Due to incorrect intelligence, the drone instead struck an outdoor cafe where Abdulrahman and several other young men had been eating. As the New York Times later reported, the fallout from the strike became a “public relations disaster” for the Obama administration, especially after unnamed officials said that Abdulrahman was 21 years old. In response, his family released his birth certificate, one that had been issued by the Colorado health department, which revealed his true age. Abdulrahman was 16.
A future where covert is the new normal
For Scahill, Abdulrahman’s death points to an American foreign and military policy that has gone off the rails. “He was killed not for who he was,” Scahill says towards the end of the film, “but for who he one day might become.”
To be fair, that is one man’s opinion, one based on Scahill’s travels to Yemen and his deep experience reporting on JSOC and the American military. In the end, though, “Dirty Wars” is not, at its core, a movie about apportioning blame, nor is it an academic lecture on the facts and figures of the changing profile of the American military. It is more like an invitation to conversation, or perhaps reflection, one that is made all the more powerful because it is framed through the personal journey of one man.
When presented with the enormous, quasi-unanswerable questions about power, war and justice that “Dirty Wars” posits, any viewer’s natural reaction might be to simply disengage from the material.

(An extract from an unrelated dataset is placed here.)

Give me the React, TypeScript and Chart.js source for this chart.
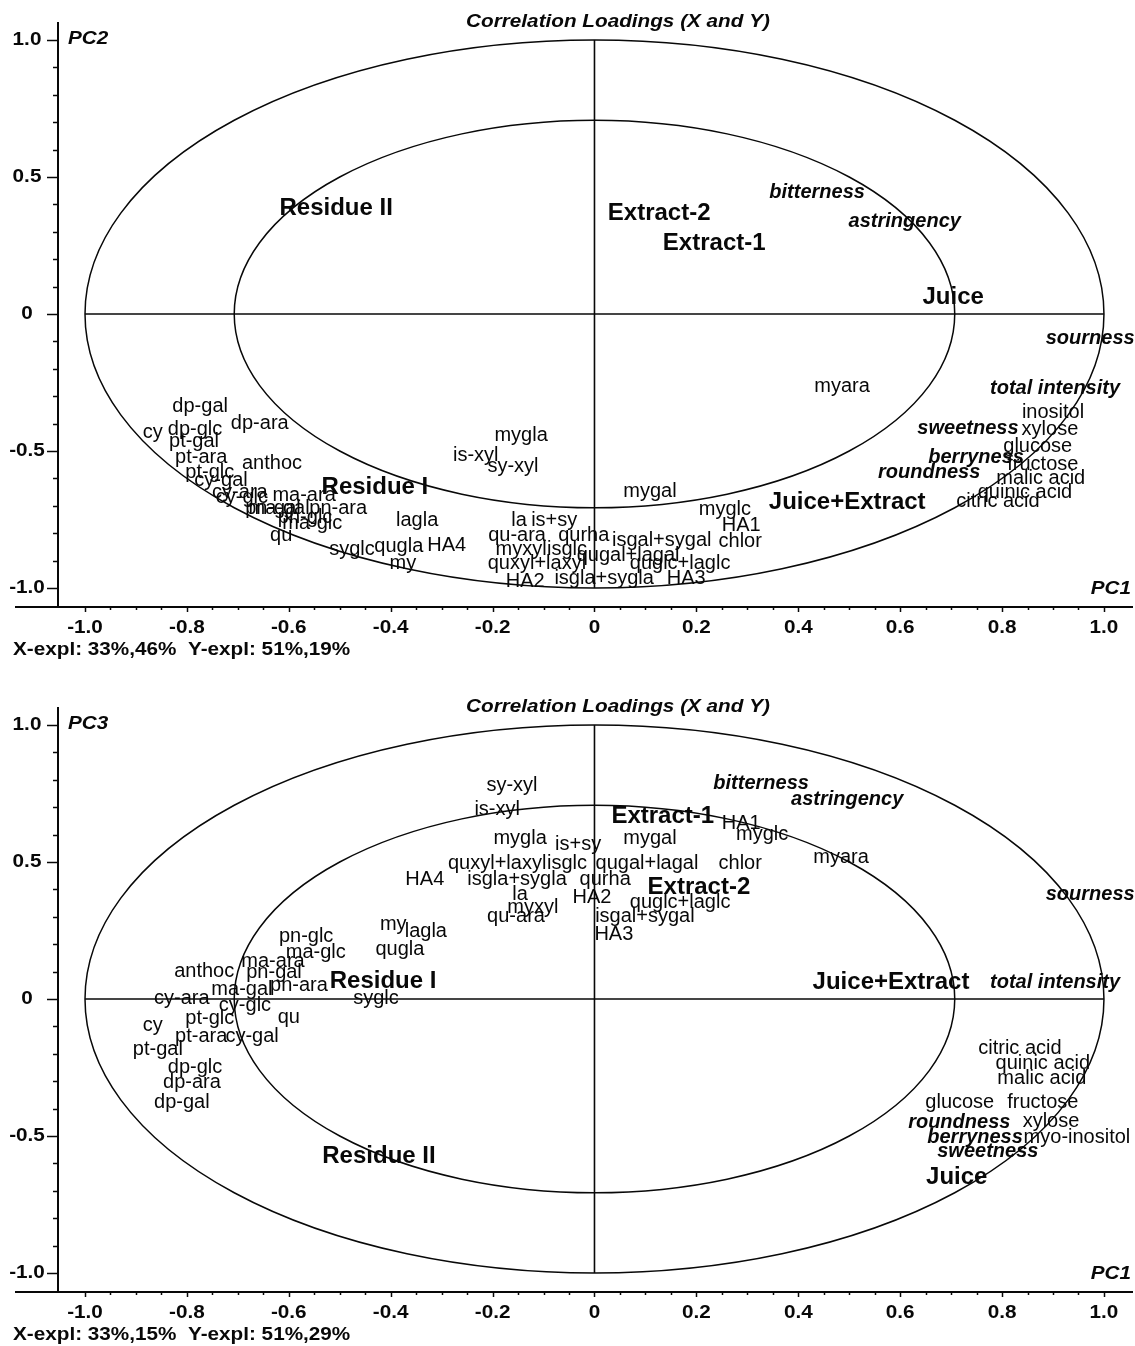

Scahill’s tenacity, his refusal to disengage from an issue that is disturbing and morally ambiguous even in the face of personal peril and a lack of cooperation from those in the corridors of power, make his reporting–and his analysis of American politics and policy–so compelling. We are certainly not all brave enough to venture into danger in search of the truth. What we can do, though, is pay close attention to those who are.
As “Dirty Wars” demonstrates, once we allow our eyes to be opened, we may discover that we are very blind indeed.